WHAT NEEDS TO BE DONE. Of the lines in these entries, how many contain the string "standalone"? Give the number and nothing else.

__________

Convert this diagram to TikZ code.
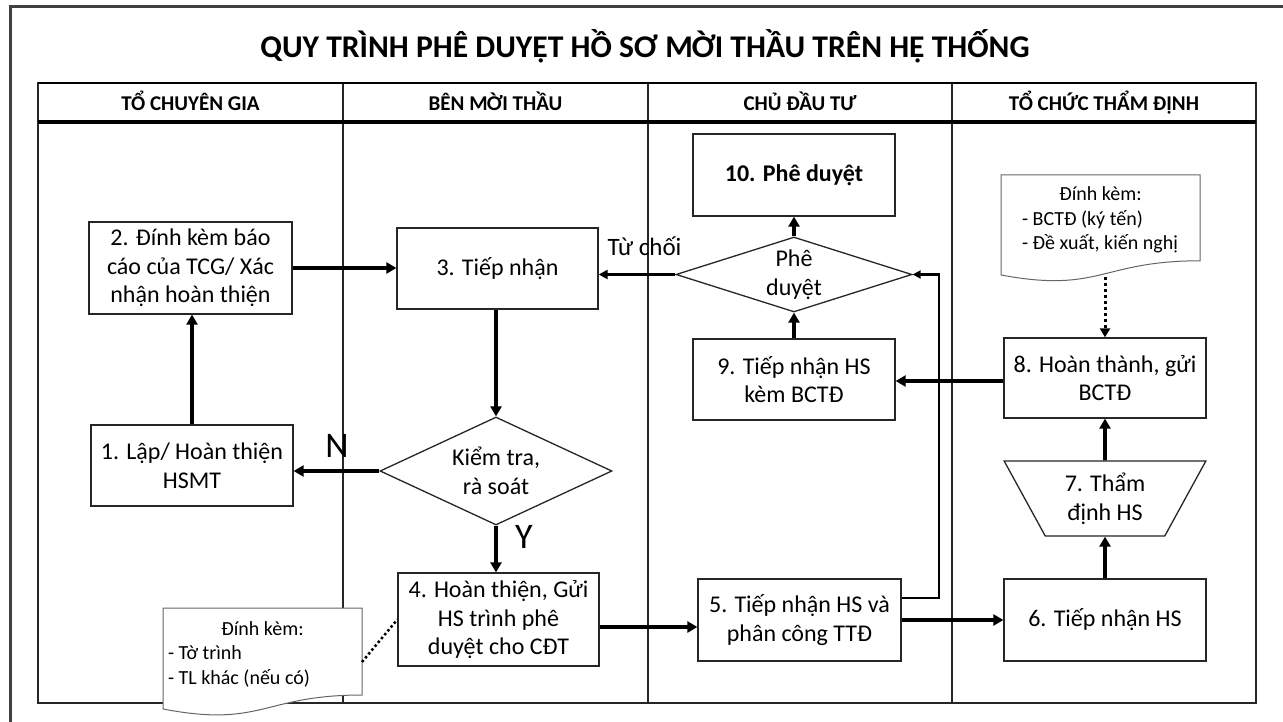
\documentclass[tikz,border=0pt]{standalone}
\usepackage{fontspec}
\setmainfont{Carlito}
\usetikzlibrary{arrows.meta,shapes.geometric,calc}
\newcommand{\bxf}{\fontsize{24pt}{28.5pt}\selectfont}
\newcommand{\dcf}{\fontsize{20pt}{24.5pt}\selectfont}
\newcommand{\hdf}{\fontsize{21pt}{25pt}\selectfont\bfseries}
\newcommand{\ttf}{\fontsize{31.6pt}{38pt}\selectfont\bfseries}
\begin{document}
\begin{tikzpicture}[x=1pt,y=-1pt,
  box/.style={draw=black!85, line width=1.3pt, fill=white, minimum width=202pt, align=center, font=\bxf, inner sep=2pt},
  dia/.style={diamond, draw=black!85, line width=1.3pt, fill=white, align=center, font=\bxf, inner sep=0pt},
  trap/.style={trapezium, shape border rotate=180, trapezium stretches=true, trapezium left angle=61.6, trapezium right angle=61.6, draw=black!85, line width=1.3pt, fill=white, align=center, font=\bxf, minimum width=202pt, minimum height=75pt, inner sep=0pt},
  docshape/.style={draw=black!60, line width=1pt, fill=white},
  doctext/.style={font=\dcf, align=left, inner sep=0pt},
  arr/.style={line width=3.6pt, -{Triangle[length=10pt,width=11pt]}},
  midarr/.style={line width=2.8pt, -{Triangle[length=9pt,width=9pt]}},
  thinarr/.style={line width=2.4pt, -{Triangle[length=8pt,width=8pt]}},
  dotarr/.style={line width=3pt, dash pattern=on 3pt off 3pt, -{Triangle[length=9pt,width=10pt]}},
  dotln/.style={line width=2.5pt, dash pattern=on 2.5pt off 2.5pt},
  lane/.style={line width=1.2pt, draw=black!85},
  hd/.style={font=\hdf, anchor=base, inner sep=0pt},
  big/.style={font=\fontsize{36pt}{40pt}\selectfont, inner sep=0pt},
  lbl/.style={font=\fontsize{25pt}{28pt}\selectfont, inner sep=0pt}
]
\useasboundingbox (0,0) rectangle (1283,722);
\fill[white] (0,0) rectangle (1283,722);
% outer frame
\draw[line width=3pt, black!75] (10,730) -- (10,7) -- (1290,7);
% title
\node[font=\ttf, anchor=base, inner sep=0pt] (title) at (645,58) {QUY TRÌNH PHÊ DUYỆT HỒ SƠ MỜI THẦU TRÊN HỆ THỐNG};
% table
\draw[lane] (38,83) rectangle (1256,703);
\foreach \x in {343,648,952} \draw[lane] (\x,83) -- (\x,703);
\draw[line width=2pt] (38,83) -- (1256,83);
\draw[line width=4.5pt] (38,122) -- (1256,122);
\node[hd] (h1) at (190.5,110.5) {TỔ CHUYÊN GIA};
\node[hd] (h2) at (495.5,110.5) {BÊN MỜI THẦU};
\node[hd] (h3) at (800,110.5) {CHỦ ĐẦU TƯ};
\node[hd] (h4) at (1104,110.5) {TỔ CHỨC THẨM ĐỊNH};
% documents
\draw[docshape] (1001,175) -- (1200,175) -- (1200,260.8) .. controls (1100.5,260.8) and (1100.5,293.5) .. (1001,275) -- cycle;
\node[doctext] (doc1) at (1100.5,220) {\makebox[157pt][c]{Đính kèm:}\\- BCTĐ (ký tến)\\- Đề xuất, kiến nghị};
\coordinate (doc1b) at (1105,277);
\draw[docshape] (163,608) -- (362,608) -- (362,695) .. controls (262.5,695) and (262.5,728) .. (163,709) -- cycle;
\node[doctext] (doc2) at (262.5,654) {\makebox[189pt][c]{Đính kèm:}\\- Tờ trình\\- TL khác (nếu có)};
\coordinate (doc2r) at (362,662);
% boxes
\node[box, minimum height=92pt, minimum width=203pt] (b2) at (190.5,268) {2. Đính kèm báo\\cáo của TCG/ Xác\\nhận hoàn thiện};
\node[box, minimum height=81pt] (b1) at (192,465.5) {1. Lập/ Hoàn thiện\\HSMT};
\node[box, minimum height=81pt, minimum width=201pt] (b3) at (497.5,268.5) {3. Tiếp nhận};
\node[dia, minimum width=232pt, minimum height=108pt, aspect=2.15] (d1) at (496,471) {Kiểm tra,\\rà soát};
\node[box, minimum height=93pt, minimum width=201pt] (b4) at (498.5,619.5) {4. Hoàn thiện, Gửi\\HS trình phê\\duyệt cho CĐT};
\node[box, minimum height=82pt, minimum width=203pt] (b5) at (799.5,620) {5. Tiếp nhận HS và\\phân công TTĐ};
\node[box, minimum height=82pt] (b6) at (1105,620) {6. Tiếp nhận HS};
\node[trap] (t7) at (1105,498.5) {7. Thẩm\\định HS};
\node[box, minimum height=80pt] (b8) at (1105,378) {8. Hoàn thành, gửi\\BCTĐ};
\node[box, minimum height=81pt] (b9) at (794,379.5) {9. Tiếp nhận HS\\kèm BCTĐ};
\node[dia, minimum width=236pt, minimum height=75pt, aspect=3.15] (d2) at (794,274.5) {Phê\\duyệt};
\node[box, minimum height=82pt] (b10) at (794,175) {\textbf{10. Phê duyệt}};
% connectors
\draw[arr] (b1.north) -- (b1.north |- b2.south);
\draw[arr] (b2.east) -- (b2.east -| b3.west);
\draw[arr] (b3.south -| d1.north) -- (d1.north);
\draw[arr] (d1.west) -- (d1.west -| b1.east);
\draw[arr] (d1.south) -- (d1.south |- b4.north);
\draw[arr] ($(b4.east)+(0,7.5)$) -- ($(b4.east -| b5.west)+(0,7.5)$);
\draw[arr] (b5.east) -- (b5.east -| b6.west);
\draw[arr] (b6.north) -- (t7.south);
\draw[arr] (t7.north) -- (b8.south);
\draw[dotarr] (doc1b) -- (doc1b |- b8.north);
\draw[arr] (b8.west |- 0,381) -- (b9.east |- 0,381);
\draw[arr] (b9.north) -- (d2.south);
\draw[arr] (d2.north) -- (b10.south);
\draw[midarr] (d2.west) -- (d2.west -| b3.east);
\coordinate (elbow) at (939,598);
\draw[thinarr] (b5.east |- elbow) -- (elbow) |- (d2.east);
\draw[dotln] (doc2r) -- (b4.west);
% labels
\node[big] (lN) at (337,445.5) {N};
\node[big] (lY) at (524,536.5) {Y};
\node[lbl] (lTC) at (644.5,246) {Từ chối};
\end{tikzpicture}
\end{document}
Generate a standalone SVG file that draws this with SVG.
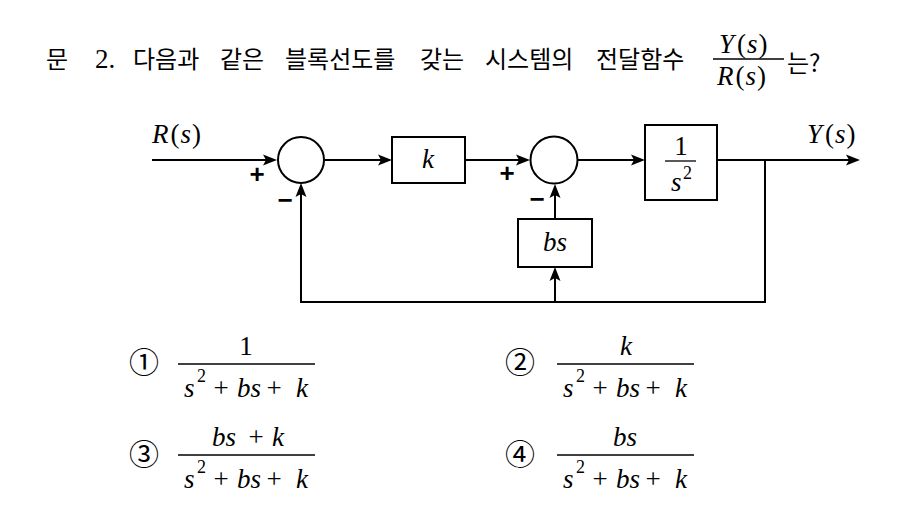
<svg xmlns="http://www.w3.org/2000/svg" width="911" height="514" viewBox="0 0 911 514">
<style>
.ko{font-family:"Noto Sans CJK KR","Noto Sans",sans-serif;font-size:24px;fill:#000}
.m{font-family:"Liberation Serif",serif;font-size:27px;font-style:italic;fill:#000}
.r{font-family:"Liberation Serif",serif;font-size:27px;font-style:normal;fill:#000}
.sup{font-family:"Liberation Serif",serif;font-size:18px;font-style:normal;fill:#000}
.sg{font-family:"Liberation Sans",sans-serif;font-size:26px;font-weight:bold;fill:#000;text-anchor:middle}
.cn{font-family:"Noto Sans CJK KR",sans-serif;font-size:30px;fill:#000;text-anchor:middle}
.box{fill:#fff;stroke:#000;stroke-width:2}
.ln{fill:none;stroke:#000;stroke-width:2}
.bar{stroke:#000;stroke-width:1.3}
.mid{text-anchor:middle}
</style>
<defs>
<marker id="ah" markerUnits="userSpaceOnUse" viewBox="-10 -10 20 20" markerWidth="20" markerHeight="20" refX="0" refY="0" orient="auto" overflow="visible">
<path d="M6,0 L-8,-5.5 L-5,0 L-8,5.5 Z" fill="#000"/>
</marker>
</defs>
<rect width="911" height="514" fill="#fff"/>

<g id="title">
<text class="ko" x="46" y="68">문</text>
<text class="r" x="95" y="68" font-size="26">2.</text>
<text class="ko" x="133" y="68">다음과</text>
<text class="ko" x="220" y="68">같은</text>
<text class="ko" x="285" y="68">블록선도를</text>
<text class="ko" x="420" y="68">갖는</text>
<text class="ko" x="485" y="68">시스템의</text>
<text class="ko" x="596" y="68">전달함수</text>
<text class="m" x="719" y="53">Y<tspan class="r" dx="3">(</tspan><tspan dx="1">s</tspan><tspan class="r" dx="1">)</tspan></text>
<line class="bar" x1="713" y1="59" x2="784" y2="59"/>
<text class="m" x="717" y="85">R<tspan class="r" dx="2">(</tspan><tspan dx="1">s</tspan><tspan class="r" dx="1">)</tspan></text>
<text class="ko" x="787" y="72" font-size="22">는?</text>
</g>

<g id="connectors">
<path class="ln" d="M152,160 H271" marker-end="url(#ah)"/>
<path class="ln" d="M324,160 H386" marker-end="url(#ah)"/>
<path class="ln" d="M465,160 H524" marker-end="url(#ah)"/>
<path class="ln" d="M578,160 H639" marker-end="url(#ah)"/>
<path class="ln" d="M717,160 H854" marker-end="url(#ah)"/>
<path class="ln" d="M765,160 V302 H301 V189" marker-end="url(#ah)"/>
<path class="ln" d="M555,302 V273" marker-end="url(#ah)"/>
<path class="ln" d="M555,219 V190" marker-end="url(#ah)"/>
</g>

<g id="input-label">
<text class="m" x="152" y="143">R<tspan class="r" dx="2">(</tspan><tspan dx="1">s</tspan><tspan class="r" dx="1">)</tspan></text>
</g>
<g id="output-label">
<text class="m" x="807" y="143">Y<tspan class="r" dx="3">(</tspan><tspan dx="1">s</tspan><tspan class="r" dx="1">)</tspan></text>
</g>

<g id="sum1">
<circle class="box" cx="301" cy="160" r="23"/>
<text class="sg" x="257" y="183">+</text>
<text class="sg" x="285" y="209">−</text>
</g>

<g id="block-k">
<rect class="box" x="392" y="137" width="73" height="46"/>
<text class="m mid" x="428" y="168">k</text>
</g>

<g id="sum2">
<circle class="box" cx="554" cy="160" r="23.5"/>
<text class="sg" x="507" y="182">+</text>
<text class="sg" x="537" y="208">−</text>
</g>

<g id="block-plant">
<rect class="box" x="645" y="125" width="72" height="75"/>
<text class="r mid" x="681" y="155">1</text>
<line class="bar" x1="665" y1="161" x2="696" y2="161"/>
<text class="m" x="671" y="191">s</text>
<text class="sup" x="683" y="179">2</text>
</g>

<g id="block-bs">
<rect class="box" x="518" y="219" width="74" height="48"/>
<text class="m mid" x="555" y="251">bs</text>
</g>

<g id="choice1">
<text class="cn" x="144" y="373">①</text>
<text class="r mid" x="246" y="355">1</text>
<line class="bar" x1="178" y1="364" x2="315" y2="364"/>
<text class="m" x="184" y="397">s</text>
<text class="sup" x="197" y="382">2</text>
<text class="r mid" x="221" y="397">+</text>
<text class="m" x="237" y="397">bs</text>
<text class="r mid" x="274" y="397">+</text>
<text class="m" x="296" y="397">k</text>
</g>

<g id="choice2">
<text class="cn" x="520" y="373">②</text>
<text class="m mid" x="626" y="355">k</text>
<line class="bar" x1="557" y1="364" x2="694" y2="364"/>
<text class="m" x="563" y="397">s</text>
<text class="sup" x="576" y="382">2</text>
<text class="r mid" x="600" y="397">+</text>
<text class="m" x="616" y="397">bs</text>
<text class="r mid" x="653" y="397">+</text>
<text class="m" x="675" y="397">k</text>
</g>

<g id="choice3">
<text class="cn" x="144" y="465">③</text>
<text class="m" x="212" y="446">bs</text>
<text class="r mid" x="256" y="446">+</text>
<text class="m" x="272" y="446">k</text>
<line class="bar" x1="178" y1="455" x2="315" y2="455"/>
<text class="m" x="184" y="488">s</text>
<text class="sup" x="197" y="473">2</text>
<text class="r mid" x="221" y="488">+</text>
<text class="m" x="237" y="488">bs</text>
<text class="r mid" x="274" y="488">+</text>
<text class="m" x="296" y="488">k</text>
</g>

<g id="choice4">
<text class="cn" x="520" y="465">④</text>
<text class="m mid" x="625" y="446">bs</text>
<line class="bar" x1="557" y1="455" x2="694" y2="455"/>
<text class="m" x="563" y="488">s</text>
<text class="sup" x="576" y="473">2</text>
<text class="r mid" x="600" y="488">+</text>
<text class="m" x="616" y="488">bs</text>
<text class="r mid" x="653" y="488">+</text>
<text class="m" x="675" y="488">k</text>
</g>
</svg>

__________

RESULT OF THIS EXERCISE. 2